* Written task *
Begin with the first line and repeat exactly through the line containing "var smroStart = 148.49, smroEnd = 148.98;"; leave every image out.

--- Start of Dataset section ---

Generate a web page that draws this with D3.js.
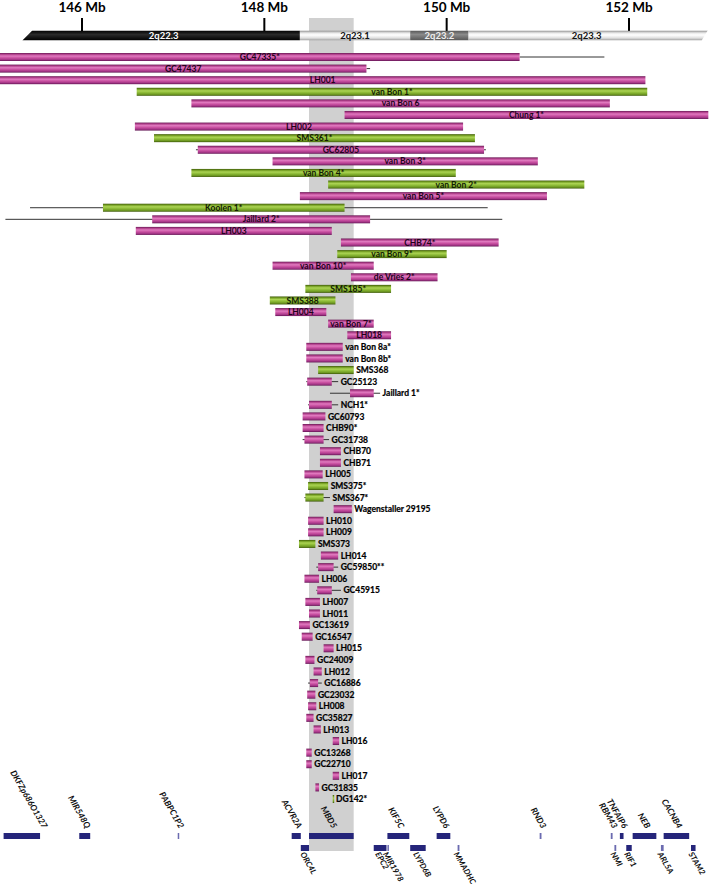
<!DOCTYPE html>
<html>
<head>
<meta charset="utf-8">
<script src="https://cdn.jsdelivr.net/npm/d3@7"></script>
<style>
  html, body { margin: 0; padding: 0; background: #fff; }
  svg { display: block; font-family: Lato, "Open Sans", sans-serif; }
</style>
</head>
<body>
<svg id="chart" width="713" height="887"></svg>
<script>
// Positions in Mb (chromosome 2)
var tickValues = [146, 148, 150, 152];

// ideogram bands
var bandNames = ["2q22.3", "2q23.1", "2q23.2", "2q23.3"];
var bandStart = [145.40, 148.39, 149.60, 150.24];
var bandEnd   = [148.39, 149.60, 150.24, 152.83];
var bandStain = ["gpos100", "gneg", "gpos50", "gneg"];

// shared minimal region (grey)
var smroStart = 148.49, smroEnd = 148.98;

// deletions / duplications, one row each
var rowNames = ["GC47335*","GC47437","LH001","van Bon 1*","van Bon 6","Chung 1*","LH002","SMS361*","GC62805",
  "van Bon 3*","van Bon 4*","van Bon 2*","van Bon 5*","Koolen 1*","Jaillard 2*","LH003","CHB74*","van Bon 9*",
  "van Bon 10*","de Vries 2*","SMS185*","SMS388","LH004","van Bon 7*","LH018","van Bon 8a*","van Bon 8b*",
  "SMS368","GC25123","Jaillard 1*","NCH1*","GC60793","CHB90*","GC31738","CHB70","CHB71","LH005","SMS375*",
  "SMS367*","Wagenstaller 29195","LH010","LH009","SMS373","LH014","GC59850**","LH006","GC45915","LH007",
  "LH011","GC13619","GC16547","LH015","GC24009","LH012","GC16886","GC23032","LH008","GC35827","LH013",
  "LH016","GC13268","GC22710","LH017","GC31835","DG142*"];
var rowStart = [145.10,145.10,145.10,146.60,147.20,148.88,146.58,146.79,147.27,
  148.09,147.20,148.70,148.39,146.23,146.77,146.59,148.84,148.80,
  148.09,148.95,148.45,148.06,148.12,148.70,148.91,148.46,148.46,
  148.59,148.47,148.94,148.49,148.42,148.42,148.44,148.61,148.61,148.44,148.48,
  148.45,148.76,148.48,148.48,148.38,148.62,148.59,148.44,148.58,148.45,
  148.49,148.38,148.41,148.65,148.45,148.54,148.50,148.47,148.48,148.46,148.54,
  148.75,148.46,148.46,148.75,148.56,148.75];
var rowEnd = [150.80,149.12,152.18,152.20,151.79,152.87,150.18,150.31,150.41,
  151.00,150.10,151.51,151.10,148.88,149.16,148.74,150.57,150.00,
  149.20,149.90,149.39,148.78,148.68,149.20,149.39,148.86,148.86,
  148.98,148.74,149.20,148.74,148.67,148.65,148.65,148.84,148.84,148.64,148.70,
  148.65,148.96,148.65,148.65,148.56,148.81,148.76,148.60,148.74,148.61,
  148.61,148.50,148.53,148.76,148.55,148.63,148.59,148.56,148.57,148.54,148.62,
  148.82,148.52,148.52,148.82,148.60,148.76];
// "del" = deletion (pink), "dup" = duplication / other (green)
var rowType = ["del","del","del","dup","del","del","del","dup","del",
  "del","dup","dup","del","dup","del","del","del","dup",
  "del","del","dup","dup","del","del","del","del","del",
  "dup","del","del","del","del","del","del","del","del","del","dup",
  "dup","del","del","del","dup","del","del","del","del","del",
  "del","del","del","del","del","del","del","del","del","del","del",
  "del","del","del","del","del","dup"];
var labelsInside = 25; // first rows carry their label inside the bar

// uncertain breakpoint ranges (thin lines)
var lineNames = ["GC47335*","GC47437","GC62805","Koolen 1*","Jaillard 2*","GC25123","Jaillard 1*","NCH1*",
  "GC31738","SMS367*","GC59850**","GC45915","GC16886"];
var lineStart = [150.80,149.12,147.25,145.43,145.16,148.46,148.72,148.48,148.42,148.44,148.57,148.57,148.48];
var lineEnd   = [151.73,149.16,150.43,150.45,150.61,148.81,149.27,148.81,148.71,148.72,148.81,148.84,148.63];

// genes (track 0 = upper, labels above; track 1 = lower, labels below)
var geneNames = ["DKFZp686O1327","MIR548Q","PABPC1P2","ACVR2A","MBD5","KIF5C","LYPD6","RND3","RBM43","TNFAIP6",
  "NEB","CACNB4","ORC4L","EPC2","MIR1978","LYPD6B","MMADHC","NMI","RIF1","ARL5A","STAM2"];
var geneStart = [145.14,145.97,147.05,148.30,148.49,149.35,149.89,151.02,151.80,151.90,
  152.04,152.38,148.40,149.20,149.35,149.60,150.12,151.84,151.97,152.35,152.68];
var geneEnd   = [145.54,146.09,147.06,148.40,148.98,149.59,150.04,151.04,151.82,151.94,
  152.30,152.66,148.49,149.34,149.36,149.77,150.14,151.86,152.03,152.38,152.73];
var geneTrack = [0,0,0,0,0,0,0,0,0,0,0,0,1,1,1,1,1,1,1,1,1];

var svg = d3.select("#chart");
var x = d3.scaleLinear().domain([146, 152]).range([82, 629]);
var y = d3.scalePoint().domain(rowNames).range([57, 799]);
var barH = 8;

// gradients for the cylinder look
var defs = svg.append("defs");
function grad(id, stops) {
  var g = defs.append("linearGradient").attr("id", id)
    .attr("x1", 0).attr("y1", 0).attr("x2", 0).attr("y2", 1);
  stops.forEach(s => g.append("stop").attr("offset", s[0]).attr("stop-color", s[1]));
}
grad("g-del", [[0, "#6a1a56"], [0.18, "#b4428e"], [0.38, "#e07abf"], [0.62, "#c84fa0"], [0.85, "#a03484"], [1, "#5e1250"]]);
grad("g-dup", [[0, "#3e5a08"], [0.18, "#78a226"], [0.38, "#acd454"], [0.62, "#8ab834"], [0.85, "#6a9420"], [1, "#3a5406"]]);
grad("g-black", [[0, "#000"], [0.4, "#2a2a2a"], [1, "#000"]]);
grad("g-white", [[0, "#8a8a8a"], [0.25, "#e8e8e8"], [0.45, "#ffffff"], [0.75, "#e0e0e0"], [1, "#9a9a9a"]]);
grad("g-grey", [[0, "#555"], [0.4, "#8a8a8a"], [1, "#555"]]);
var bandFill = {gpos100: "url(#g-black)", gneg: "url(#g-white)", gpos50: "url(#g-grey)"};
var bandText = {gpos100: "#fff", gneg: "#111", gpos50: "#eee"};

// grey highlight behind everything
svg.append("rect")
  .attr("x", x(smroStart)).attr("width", x(smroEnd) - x(smroStart))
  .attr("y", 18).attr("height", 833)
  .attr("fill", "#d0d0d0");

// axis ticks on top
var axis = svg.append("g");
axis.selectAll("line").data(tickValues).enter().append("line")
  .attr("x1", d => x(d)).attr("x2", d => x(d))
  .attr("y1", 18).attr("y2", 31)
  .attr("stroke", "#000").attr("stroke-width", 2);
axis.selectAll("text").data(tickValues).enter().append("text")
  .attr("x", d => x(d)).attr("y", 12)
  .attr("text-anchor", "middle")
  .style("font-size", "13.5px").style("font-weight", "bold")
  .text(d => d + " Mb");

// ideogram as a slanted bar
var iy0 = 30.5, iy1 = 40.5, slant = 5;
var ix0 = x(bandStart[0]), ix1 = x(bandEnd[bandEnd.length - 1]);
defs.append("clipPath").attr("id", "ideo-clip").append("path")
  .attr("d", "M" + (ix0 - slant) + "," + iy1 + "L" + (ix0 + slant) + "," + iy0 +
    "L" + (ix1 + 3) + "," + iy0 + "L" + (ix1 - 3) + "," + iy1 + "Z");
var ideo = svg.append("g").attr("clip-path", "url(#ideo-clip)");
ideo.selectAll("rect").data(bandNames).enter().append("rect")
  .attr("x", (d, i) => x(bandStart[i]) - (i === 0 ? 10 : 0))
  .attr("width", (d, i) => x(bandEnd[i]) - x(bandStart[i]) + (i === 0 || i === bandNames.length - 1 ? 10 : 0))
  .attr("y", iy0).attr("height", iy1 - iy0)
  .attr("fill", (d, i) => bandFill[bandStain[i]]);
svg.append("g").selectAll("text").data(bandNames).enter().append("text")
  .attr("x", (d, i) => (x(bandStart[i]) + x(bandEnd[i])) / 2)
  .attr("y", 39)
  .attr("text-anchor", "middle")
  .style("font-size", "9.5px").style("font-weight", "bold")
  .attr("fill", (d, i) => bandText[bandStain[i]])
  .text(d => d);

// thin lines for breakpoint uncertainty
svg.append("g").selectAll("line").data(lineNames).enter().append("line")
  .attr("x1", (d, i) => x(lineStart[i])).attr("x2", (d, i) => x(lineEnd[i]))
  .attr("y1", d => y(d)).attr("y2", d => y(d))
  .attr("stroke", "#333").attr("stroke-width", 1);

// bars
var rows = svg.append("g").selectAll("g").data(rowNames).enter().append("g");
rows.append("rect")
  .attr("x", (d, i) => x(rowStart[i]))
  .attr("width", (d, i) => Math.max(1.5, x(rowEnd[i]) - x(rowStart[i])))
  .attr("y", d => y(d) - barH / 2).attr("height", barH)
  .attr("fill", (d, i) => rowType[i] === "del" ? "url(#g-del)" : "url(#g-dup)");

// bar labels
var lineEndOf = {};
lineNames.forEach((n, i) => lineEndOf[n] = lineEnd[i]);
rows.append("text")
  .attr("x", (d, i) => {
    if (i < labelsInside) return (x(rowStart[i]) + Math.min(x(rowEnd[i]), 713)) / 2;
    var e = Math.max(rowEnd[i], lineEndOf[d] || 0);
    return x(e) + 2.5;
  })
  .attr("y", d => y(d) + 3.1)
  .attr("text-anchor", (d, i) => i < labelsInside ? "middle" : "start")
  .style("font-size", "8.5px").style("font-weight", "bold")
  .attr("fill", (d, i) => i < labelsInside ? (rowType[i] === "del" ? "#22031c" : "#121c03") : "#000")
  .attr("stroke", (d, i) => i < labelsInside ? "none" : "#000")
  .attr("stroke-width", 0.2)
  .text(d => d);

// genes
var geneY = [833, 845], geneH = 6;
var genes = svg.append("g").selectAll("g").data(geneNames).enter().append("g");
genes.append("rect")
  .attr("x", (d, i) => x(geneStart[i]))
  .attr("width", (d, i) => Math.max(1.5, x(geneEnd[i]) - x(geneStart[i])))
  .attr("y", (d, i) => geneY[geneTrack[i]]).attr("height", geneH)
  .attr("fill", (d, i) => x(geneEnd[i]) - x(geneStart[i]) < 3 ? "#6b6bb0" : "#25257a");
genes.append("text")
  .style("font-size", (d, i) => geneTrack[i] === 0 ? "8.5px" : "8px")
  .style("font-weight", "bold").style("font-style", "italic")
  .attr("fill", "#111")
  .attr("text-anchor", (d, i) => geneTrack[i] === 0 ? "end" : "start")
  .text(d => d)
  .attr("transform", function (d, i) {
    var cx = (x(geneStart[i]) + x(geneEnd[i])) / 2;
    if (geneTrack[i] === 0) {
      var w = this.getComputedTextLength();
      cx = Math.max(cx + 1, w * 0.5 + 10);
      return "translate(" + cx + ",829) rotate(60)";
    }
    return "translate(" + (cx - 5) + ",854) rotate(60)";
  });
</script>
</body>
</html>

--- End of Dataset section ---

* Solution to the exercise *
Generate a web page that draws this with D3.js.
<!DOCTYPE html>
<html>
<head>
<meta charset="utf-8">
<script src="https://cdn.jsdelivr.net/npm/d3@7"></script>
<style>
  html, body { margin: 0; padding: 0; background: #fff; }
  svg { display: block; font-family: Lato, "Open Sans", sans-serif; }
</style>
</head>
<body>
<svg id="chart" width="713" height="887"></svg>
<script>
// Positions in Mb (chromosome 2)
var tickValues = [146, 148, 150, 152];

// ideogram bands
var bandNames = ["2q22.3", "2q23.1", "2q23.2", "2q23.3"];
var bandStart = [145.40, 148.39, 149.60, 150.24];
var bandEnd   = [148.39, 149.60, 150.24, 152.83];
var bandStain = ["gpos100", "gneg", "gpos50", "gneg"];

// shared minimal region (grey)
var smroStart = 148.49, smroEnd = 148.98;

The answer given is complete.